- The input -
•••••
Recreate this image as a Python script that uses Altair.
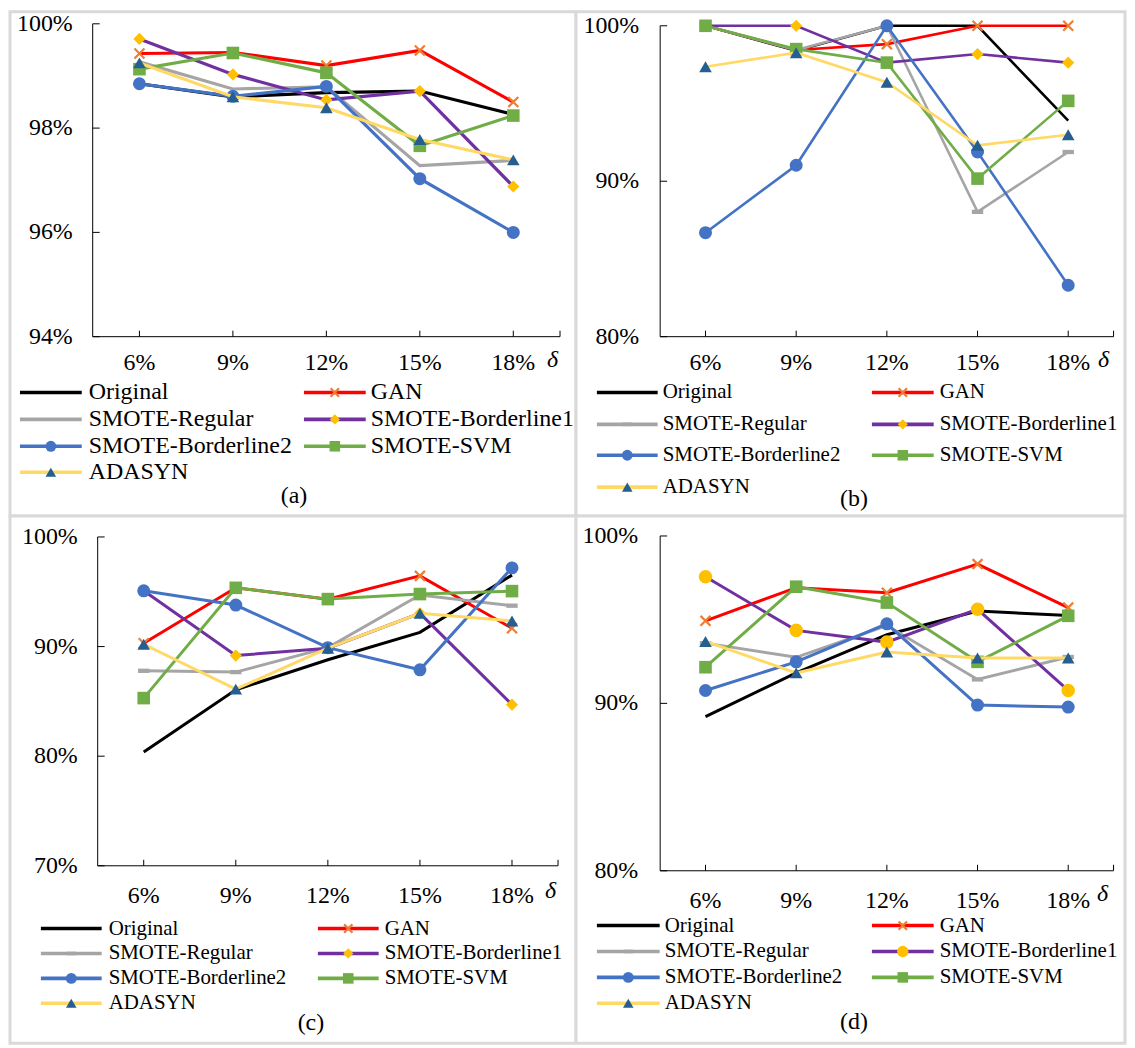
•••••
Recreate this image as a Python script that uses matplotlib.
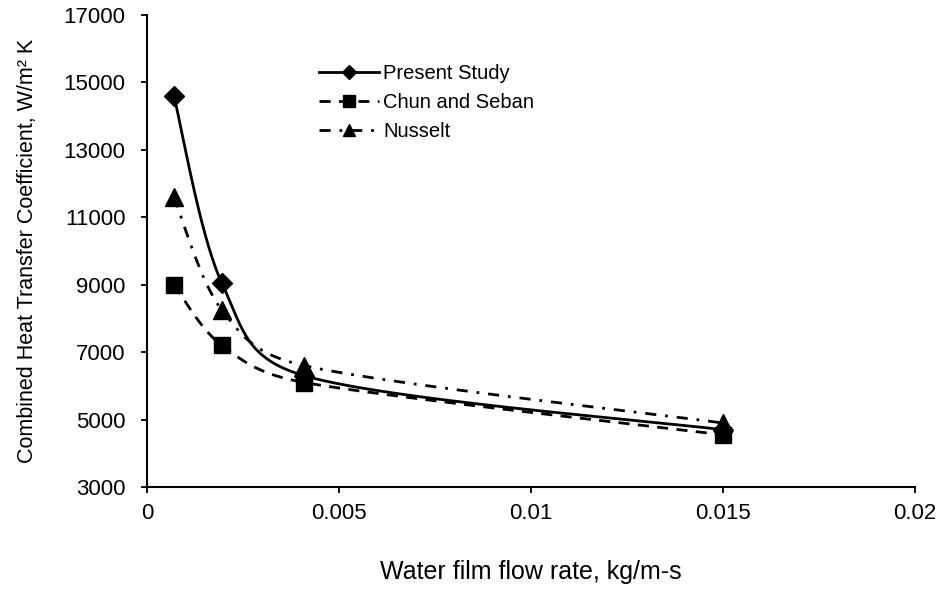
•••••
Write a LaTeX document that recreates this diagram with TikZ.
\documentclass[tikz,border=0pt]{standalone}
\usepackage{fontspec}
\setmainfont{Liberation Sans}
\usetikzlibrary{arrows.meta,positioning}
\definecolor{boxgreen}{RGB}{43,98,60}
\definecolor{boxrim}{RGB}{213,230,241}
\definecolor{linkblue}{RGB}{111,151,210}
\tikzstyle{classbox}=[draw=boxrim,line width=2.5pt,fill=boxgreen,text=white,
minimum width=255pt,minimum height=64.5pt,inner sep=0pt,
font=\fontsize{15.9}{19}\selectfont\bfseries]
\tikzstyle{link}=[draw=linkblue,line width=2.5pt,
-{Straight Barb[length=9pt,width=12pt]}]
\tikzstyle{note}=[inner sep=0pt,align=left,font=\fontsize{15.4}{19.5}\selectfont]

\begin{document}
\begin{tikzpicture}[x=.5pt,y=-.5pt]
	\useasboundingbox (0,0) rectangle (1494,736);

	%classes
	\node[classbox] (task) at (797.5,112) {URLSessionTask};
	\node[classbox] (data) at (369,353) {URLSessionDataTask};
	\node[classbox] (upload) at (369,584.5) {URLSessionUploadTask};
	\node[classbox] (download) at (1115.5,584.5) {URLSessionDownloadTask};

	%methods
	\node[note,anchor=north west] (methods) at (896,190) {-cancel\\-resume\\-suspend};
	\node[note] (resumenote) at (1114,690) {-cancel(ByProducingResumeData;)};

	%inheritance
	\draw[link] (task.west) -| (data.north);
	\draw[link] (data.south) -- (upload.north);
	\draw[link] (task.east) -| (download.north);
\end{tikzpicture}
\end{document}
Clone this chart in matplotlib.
•••••
- What is expected -
Track down all lines above with the string "that" and copy them.

- Solution to the exercise -
Recreate this image as a Python script that uses Altair.
Recreate this image as a Python script that uses matplotlib.
Write a LaTeX document that recreates this diagram with TikZ.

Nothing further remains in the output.